7.27.2007

Vintage racing

Less than 12 hours from a vacation that will feature nothing more than fishing, swimming, beer swilling and little else for the next 8 days, I needed something to get me excited about racing.

Leave it to ESPN to take car of that, as it wraps up its "Ultimate NASCAR" series with a 2-hour segment entitled "Families."

I jumped in smack in the middle of Dale Earnhardt footage, back when he was still building his Intimidator reputation. It's classic stuff, stuff that helped build the NASCAR we have today. Checkers or wreckers for the likes of Earnhardt, Darrell Waltrip and Richard Petty.
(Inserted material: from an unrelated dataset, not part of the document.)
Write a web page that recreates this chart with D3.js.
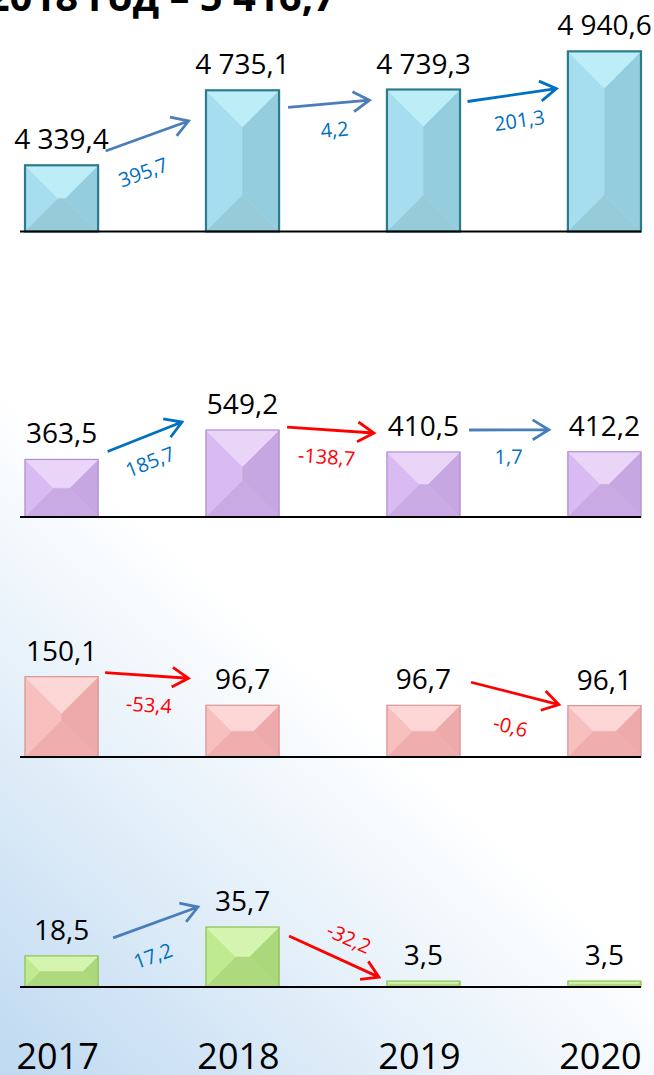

Watching, it turns my stomach to think about how plain, how vanilla big-time stock car racing has become. Points racing, polite camera-speak, Michael Waltrip's endless and shameless sponsor plugs. Not only should Earnhardt and Davey Allison be rolling over in their graves, but it's a wonder short-track racing is suffering.

PASS, ACT, the Late Model Sportsman division at Wiscasset Raceway, the Wednesday night Runnin' Rebels at Oxford Plains. All of them hold more action than a Sunday afternoon at Vegas or Kansas or wherever the heck else the Nextel Cup Series is racing. Even Bristol isn't what it once was, back when Earnhardt or Rusty Wallace or a younger, hungrier Jeff Gordon would just as soon boot you out of the way as finish 2nd.

That's, as they say, racin'. What we're seeing today, I'm not sure it's much more than a 4-hour commercial for 40 companies.

Maybe ESPN can dig up some more footage, some of those races from Darlington and North Wilkesboro, the more obscure ones I can't remember who won. Even if I can remember, I bet they're still more unpredictable than today's Cup events.